§ WORK REQUIRED:
Would you print the records below from the first line through the line containing "const seriesNames = ['Lincoln', 'Scottsbluff'];", skipping the pictures?

§ EXTRACTED MATERIAL:
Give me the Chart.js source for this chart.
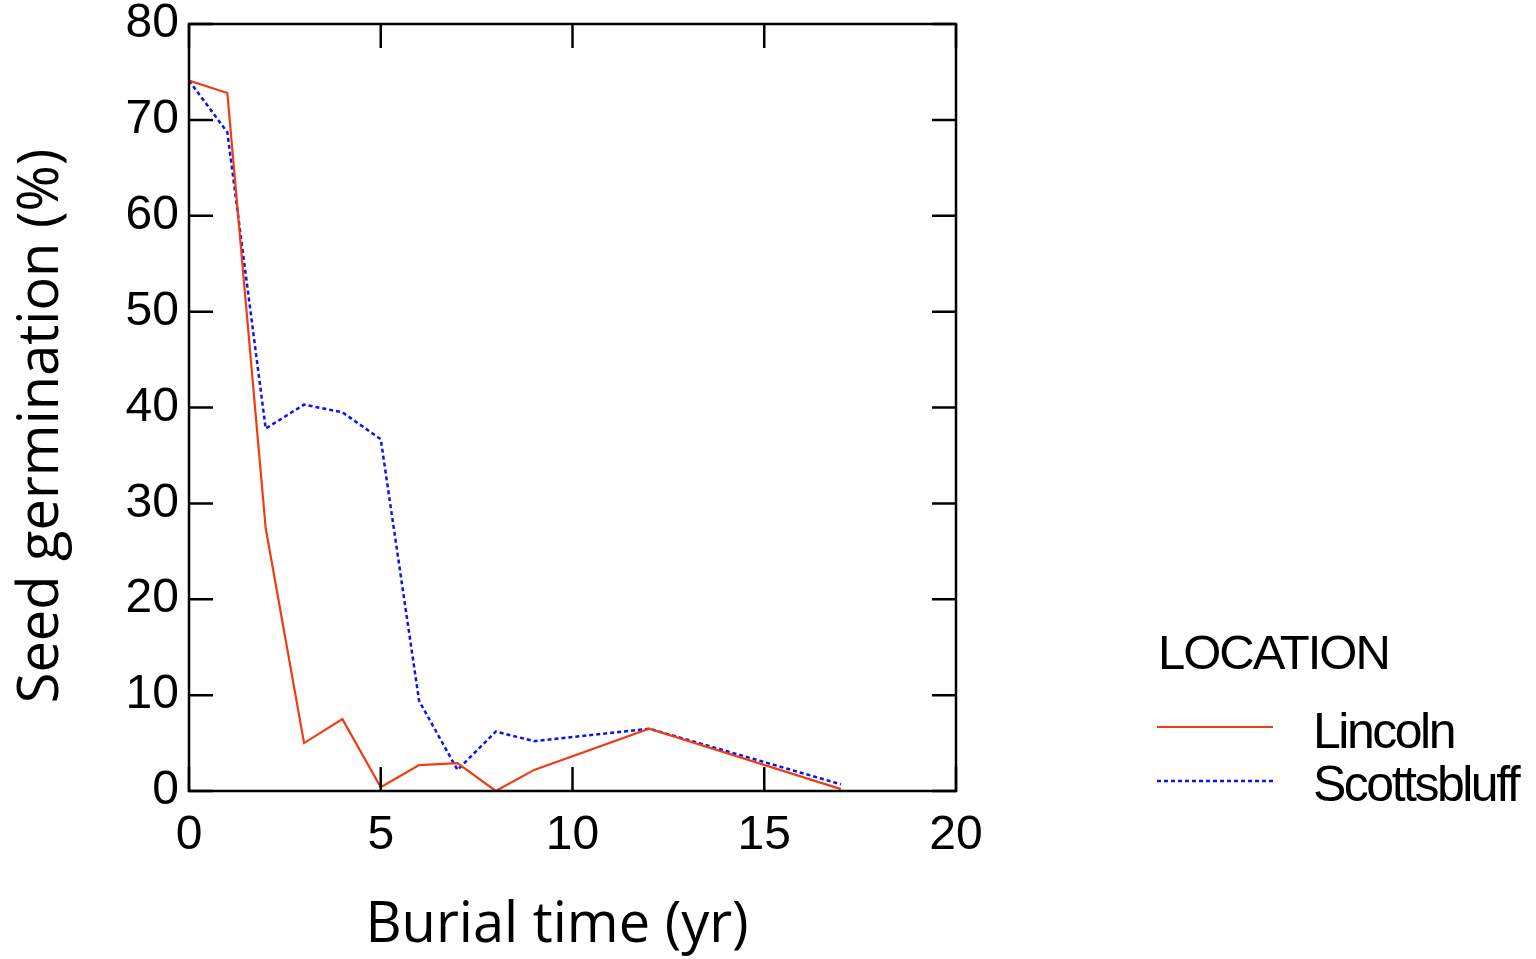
<!DOCTYPE html>
<html>
<head>
<meta charset="utf-8">
<script src="https://cdn.jsdelivr.net/npm/chart.js@4"></script>
<style>
  html, body { margin: 0; padding: 0; background: #fff; }
  #wrap { width: 1536px; height: 959px; }
</style>
</head>
<body>
<div id="wrap"><canvas id="germChart" width="1536" height="959"></canvas></div>
<script>
// burial time (yr)
const lincolnYears = [0, 1, 2, 3, 4, 5, 6, 7, 8, 9, 12, 17];
const lincolnGerm = [74.1, 72.8, 27.4, 5.0, 7.5, 0.4, 2.7, 2.9, 0.0, 2.2, 6.5, 0.2];

const scottsYears = [0, 1, 2, 3, 4, 5, 6, 7, 8, 9, 12, 17];
const scottsGerm = [74.1, 68.7, 37.8, 40.3, 39.5, 36.7, 9.4, 2.2, 6.2, 5.2, 6.5, 0.7];

const xTicks = [0, 5, 10, 15, 20];
const yTicks = [0, 10, 20, 30, 40, 50, 60, 70, 80];

const xTitle = 'Burial time (yr)';
const yTitle = 'Seed germination (%)';
const legendTitle = 'LOCATION';
const seriesNames = ['Lincoln', 'Scottsbluff'];

const tickFont = { family: 'Liberation Sans', size: 48 };

function toPoints(xs, ys) {
    return xs.map((x, i) => ({ x: x, y: ys[i] }));
}

// frame + inward mirrored ticks
const framePlugin = {
    id: 'frame',
    afterDraw(chart) {
        const ctx = chart.ctx;
        const a = chart.chartArea;
        const xs = chart.scales.x;
        const ys = chart.scales.y;
        const len = 24;
        ctx.save();
        ctx.strokeStyle = '#000';
        ctx.lineWidth = 2.5;
        ctx.beginPath();
        xTicks.forEach(v => {
            const px = xs.getPixelForValue(v);
            ctx.moveTo(px, a.bottom); ctx.lineTo(px, a.bottom - len);
            ctx.moveTo(px, a.top); ctx.lineTo(px, a.top + len);
        });
        yTicks.forEach(v => {
            const py = ys.getPixelForValue(v);
            ctx.moveTo(a.left, py); ctx.lineTo(a.left + len, py);
            ctx.moveTo(a.right, py); ctx.lineTo(a.right - len, py);
        });
        ctx.stroke();
        ctx.strokeRect(a.left, a.top, a.right - a.left, a.bottom - a.top);
        ctx.restore();
    }
};

// axis titles (placed a little off-centre, like the original)
const axisTitlePlugin = {
    id: 'axisTitles',
    afterDraw(chart) {
        const ctx = chart.ctx;
        ctx.save();
        ctx.fillStyle = '#000';
        ctx.font = '56px "Open Sans"';
        ctx.textAlign = 'center';
        ctx.textBaseline = 'alphabetic';
        ctx.fillText(xTitle, 557, 942);
        ctx.translate(58, 426);
        ctx.rotate(-Math.PI / 2);
        ctx.fillText(yTitle, 0, 0);
        ctx.restore();
    }
};

// legend on the right
const legendPlugin = {
    id: 'sideLegend',
    afterDraw(chart) {
        const ctx = chart.ctx;
        ctx.save();
        ctx.fillStyle = '#000';
        ctx.textAlign = 'left';
        ctx.textBaseline = 'alphabetic';
        ctx.letterSpacing = '-2px';
        ctx.font = '49px "Liberation Sans"';
        ctx.fillText(legendTitle, 1158, 669);
        const rows = [{ y: 727, base: 748 }, { y: 781, base: 801 }];
        ctx.letterSpacing = '-2.5px';
        chart.data.datasets.forEach((ds, i) => {
            const r = rows[i];
            ctx.strokeStyle = ds.borderColor;
            ctx.lineWidth = ds.borderWidth;
            ctx.setLineDash(ds.borderDash || []);
            ctx.beginPath();
            ctx.moveTo(1157, r.y);
            ctx.lineTo(1273, r.y);
            ctx.stroke();
            ctx.setLineDash([]);
            ctx.font = '50px "Liberation Sans"';
            ctx.fillText(ds.label, 1313, r.base);
        });
        ctx.restore();
    }
};

const ctx = document.getElementById('germChart').getContext('2d');
const germChart = new Chart(ctx, {
    type: 'line',
    data: {
        datasets: [{
            label: seriesNames[0],
            data: toPoints(lincolnYears, lincolnGerm),
            borderColor: '#f03c14',
            borderWidth: 2.2,
            pointRadius: 0,
            tension: 0,
            fill: false
        }, {
            label: seriesNames[1],
            data: toPoints(scottsYears, scottsGerm),
            borderColor: '#0a14f0',
            borderWidth: 2.5,
            borderDash: [4, 3],
            pointRadius: 0,
            tension: 0,
            fill: false
        }]
    },
    options: {
        responsive: false,
        animation: false,
        events: [],
        layout: { padding: { top: 24, right: 580, left: 0, bottom: 0 } },
        plugins: {
            legend: { display: false },
            tooltip: { enabled: false }
        },
        scales: {
            x: {
                type: 'linear',
                min: 0,
                max: 20,
                afterFit(scale) {
                    scale.height = 168;
                    scale.paddingLeft = 0;
                    scale.paddingRight = 0;
                },
                afterBuildTicks(scale) { scale.ticks = xTicks.map(v => ({ value: v })); },
                grid: { display: false, drawTicks: false },
                border: { display: false },
                ticks: { color: '#000', font: tickFont, padding: 16, maxRotation: 0 }
            },
            y: {
                type: 'linear',
                min: 0,
                max: 80,
                afterFit(scale) {
                    scale.width = 189;
                    scale.paddingTop = 0;
                    scale.paddingBottom = 0;
                },
                afterBuildTicks(scale) { scale.ticks = yTicks.map(v => ({ value: v })); },
                grid: { display: false, drawTicks: false },
                border: { display: false },
                ticks: { color: '#000', font: tickFont, padding: 10 }
            }
        }
    },
    plugins: [framePlugin, axisTitlePlugin, legendPlugin]
});
</script>
</body>
</html>
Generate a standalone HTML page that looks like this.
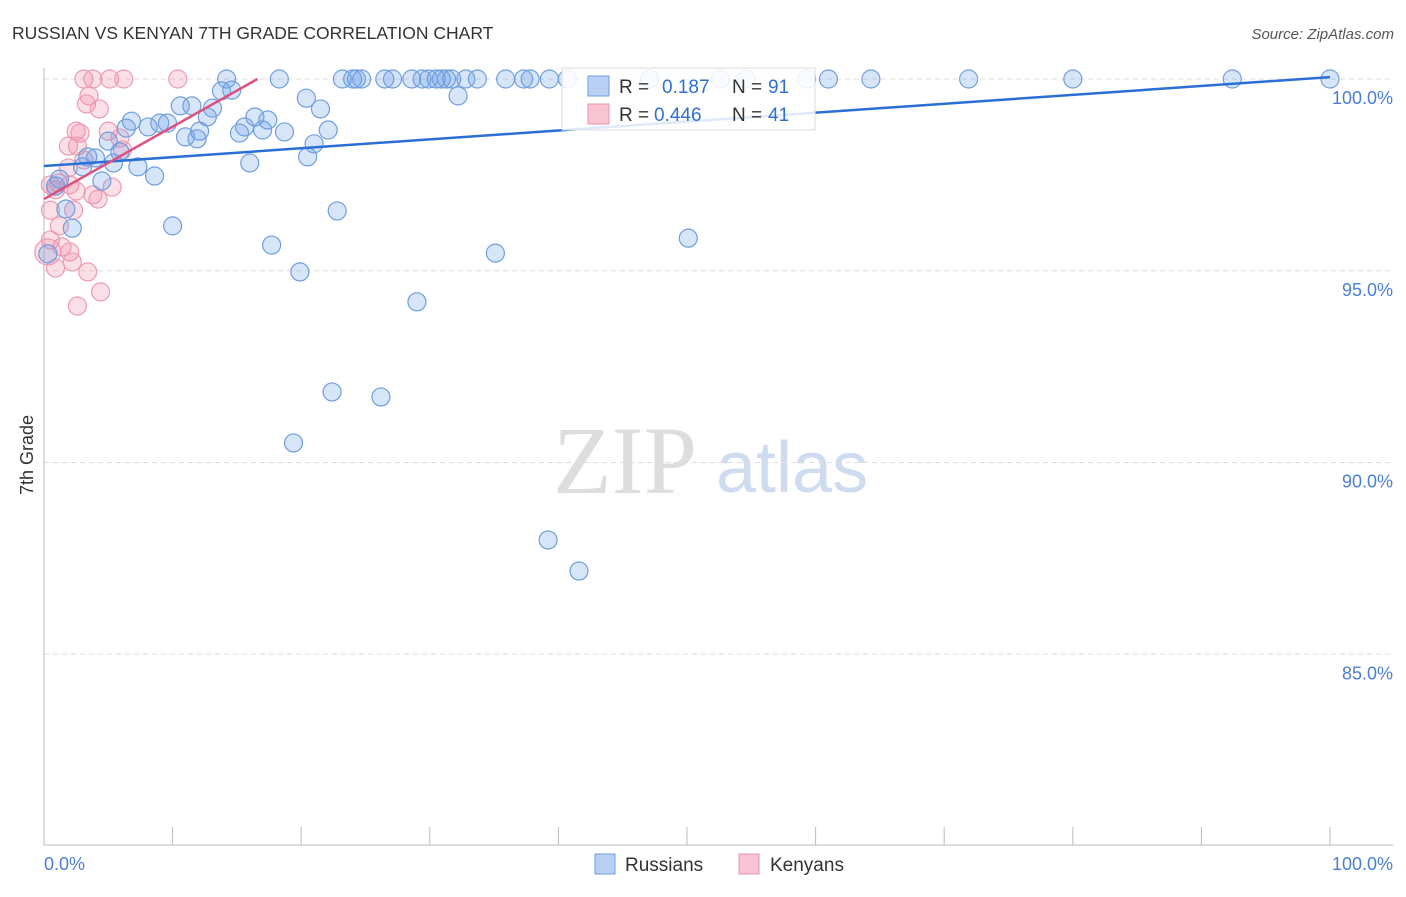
<!DOCTYPE html>
<html><head><meta charset="utf-8"><style>
body{margin:0;background:#fff;font-family:"Liberation Sans",sans-serif}
svg text{font-family:"Liberation Sans",sans-serif}
</style></head><body>
<svg id="c" width="1406" height="892" viewBox="0 0 1406 892">
<text x="12" y="39" font-size="17.5" fill="#333">RUSSIAN VS KENYAN 7TH GRADE CORRELATION CHART</text>
<text x="1394" y="39" font-size="15" fill="#555" text-anchor="end" font-style="italic">Source: ZipAtlas.com</text>
<text x="33" y="455" font-size="18" fill="#333" text-anchor="middle" transform="rotate(-90 33 455)">7th Grade</text>
<g>
<text x="553" y="493" font-size="96" fill="#ddd" font-family="Liberation Serif,serif" style="font-family:'Liberation Serif',serif">ZIP</text>
<text x="716" y="492" font-size="72" fill="#cfdcf0">atlas</text>
</g>
<g id="grid"></g><g id="axes"></g><g id="pts"></g><g id="trends"></g>
<g>
<rect x="562" y="68" width="253" height="62" fill="#fff" fill-opacity="0.85" stroke="#ddd"/>
<rect x="588" y="76" width="21" height="20" fill="#b7d0f3" stroke="#6f9ee0"/>
<rect x="588" y="104" width="21" height="20" fill="#f8c4d3" stroke="#ea93ad"/>
<text x="619" y="93" font-size="19" fill="#333">R = </text><text x="662" y="93" font-size="19" fill="#2f6fd0">0.187</text>
<text x="732" y="93" font-size="19" fill="#333">N = </text><text x="768" y="93" font-size="19" fill="#2f6fd0">91</text>
<text x="619" y="121" font-size="19" fill="#333">R = </text><text x="654" y="121" font-size="19" fill="#2f6fd0">0.446</text>
<text x="732" y="121" font-size="19" fill="#333">N = </text><text x="768" y="121" font-size="19" fill="#2f6fd0">41</text>
</g>
<g>
<rect x="595" y="854" width="20" height="20" fill="#b7d0f3" stroke="#6f9ee0"/>
<text x="625" y="871" font-size="19" fill="#333">Russians</text>
<rect x="739" y="854" width="20" height="20" fill="#f8c4d3" stroke="#ea93ad"/>
<text x="770" y="871" font-size="19" fill="#333">Kenyans</text>
</g>
</svg>
<script>
const yTicks=[100,95,90,85];
const yTickLabels=["100.0%","95.0%","90.0%","85.0%"];
const xTickLabels=["0.0%","100.0%"];
const russiansX=[14.2,18.3,23.2,24.0,24.3,24.7,26.5,27.1,28.6,29.4,29.9,30.5,30.9,31.3,31.7,32.8,33.7,35.9,37.3,37.8,39.3,40.7,47.1,52.6,54.6,59.3,61.0,64.3,71.9,80.0,92.4,100,
14.6,13.8,32.2,20.4,10.6,11.5,13.1,21.5,12.7,16.4,17.4,6.8,9.0,9.6,8.1,6.4,22.1,15.6,17.0,18.7,12.1,15.2,11.0,11.9,5.0,21.0,5.9,3.4,4.0,20.5,5.4,16.0,7.3,3.0,8.6,4.5,1.2,0.9,22.8,1.7,10.0,2.2,50.1,17.7,35.1,0.3,19.9,29.0,22.4,26.2,19.4,39.2,41.6];
const russiansY=[100,100,100,100,100,100,100,100,100,100,100,100,100,100,100,100,100,100,100,100,100,100,100,100,100,100,100,100,100,100,100,100,
99.71,99.69,99.56,99.5,99.3,99.3,99.24,99.22,99.01,99.01,98.93,98.9,98.85,98.85,98.75,98.72,98.67,98.75,98.67,98.62,98.64,98.59,98.49,98.44,98.38,98.31,98.1,97.97,97.94,97.97,97.81,97.81,97.71,97.71,97.47,97.34,97.39,97.21,96.56,96.61,96.17,96.11,95.85,95.67,95.46,95.44,94.97,94.19,91.84,91.71,90.51,87.98,87.17];
const kenyansX=[3.1,3.8,5.1,6.2,10.4,3.5,3.3,4.3,2.5,2.8,5.0,1.9,2.6,5.9,6.1,3.1,1.9,1.1,0.9,2.5,5.3,3.8,4.2,0.5,2.3,1.2,0.5,1.4,2.0,2.2,0.9,3.4,4.4,2.6,0.3,2.0,0.5];
const kenyansY=[100,100,100,100,100,99.56,99.35,99.22,98.64,98.59,98.64,98.25,98.25,98.46,98.15,97.89,97.68,97.29,97.11,97.08,97.18,96.98,96.87,96.58,96.58,96.17,95.8,95.62,95.49,95.23,95.07,94.97,94.45,94.08,95.49,97.24,97.24];
const russiansTrend=[[0,97.73],[100,100.05]];
const kenyansTrend=[[0,96.87],[16.6,100]];
const NS="http://www.w3.org/2000/svg";
const xS=v=>44+v*12.86;
const yS=v=>79+(100-v)*38.35;
function mk(tag,attrs,parent){const e=document.createElementNS(NS,tag);for(const k in attrs)e.setAttribute(k,attrs[k]);document.getElementById(parent).appendChild(e);return e;}
yTicks.forEach((t,i)=>{
 const l=mk('line',{x1:44,x2:1393,y1:yS(t),y2:yS(t),stroke:'#ddd','stroke-dasharray':'5,4'},'grid');
 
 
 const tx=mk('text',{x:1393,y:yS(t)+25,'font-size':18,fill:'#4a7fd4','text-anchor':'end'},'axes');
 tx.textContent=yTickLabels[i];
 
 
});
let a=mk('line',{x1:44,x2:44,y1:68,y2:845,stroke:'#bbb'},'axes');


a=mk('line',{x1:44,x2:1393,y1:845,y2:845,stroke:'#bbb'},'axes');


for(let i=0;i<=10;i++){const t=mk('line',{x1:xS(i*10),x2:xS(i*10),y1:827,y2:845,stroke:'#bbb'},'axes');
 
 }
[[0,'start',44],[100,'end',1393]].forEach((d,i)=>{const t=mk('text',{x:d[2],y:870,'font-size':18,fill:'#4a7fd4','text-anchor':d[1]},'axes');t.textContent=xTickLabels[i];
 
 });
kenyansX.forEach((x,i)=>{const c=mk('circle',{cx:xS(x),cy:yS(kenyansY[i]),r:(i==34?13:9),fill:'rgba(240,140,170,0.28)',stroke:'#ec9bb3','stroke-width':1.2},'pts');
 
 });
russiansX.forEach((x,i)=>{const c=mk('circle',{cx:xS(x),cy:yS(russiansY[i]),r:9,fill:'rgba(110,160,230,0.28)',stroke:'#6f9ee0','stroke-width':1.2},'pts');
 
 });
let t=mk('line',{x1:xS(russiansTrend[0][0]),y1:yS(russiansTrend[0][1]),x2:xS(russiansTrend[1][0]),y2:yS(russiansTrend[1][1]),stroke:'#2a6fd6','stroke-width':2.5},'trends');


t=mk('line',{x1:xS(kenyansTrend[0][0]),y1:yS(kenyansTrend[0][1]),x2:xS(kenyansTrend[1][0]),y2:yS(kenyansTrend[1][1]),stroke:'#e0507e','stroke-width':2.5},'trends');


</script>
</body></html>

§ FINAL RESULT:
Give me the Chart.js source for this chart.
<!DOCTYPE html>
<html>
<head>
<meta charset="utf-8">
<script src="https://cdn.jsdelivr.net/npm/chart.js@4"></script>
<style>
  html, body { margin: 0; padding: 0; background: #fff; }
  #wrap { width: 1536px; height: 959px; }
</style>
</head>
<body>
<div id="wrap"><canvas id="germChart" width="1536" height="959"></canvas></div>
<script>
// burial time (yr)
const lincolnYears = [0, 1, 2, 3, 4, 5, 6, 7, 8, 9, 12, 17];
const lincolnGerm = [74.1, 72.8, 27.4, 5.0, 7.5, 0.4, 2.7, 2.9, 0.0, 2.2, 6.5, 0.2];

const scottsYears = [0, 1, 2, 3, 4, 5, 6, 7, 8, 9, 12, 17];
const scottsGerm = [74.1, 68.7, 37.8, 40.3, 39.5, 36.7, 9.4, 2.2, 6.2, 5.2, 6.5, 0.7];

const xTicks = [0, 5, 10, 15, 20];
const yTicks = [0, 10, 20, 30, 40, 50, 60, 70, 80];

const xTitle = 'Burial time (yr)';
const yTitle = 'Seed germination (%)';
const legendTitle = 'LOCATION';
const seriesNames = ['Lincoln', 'Scottsbluff'];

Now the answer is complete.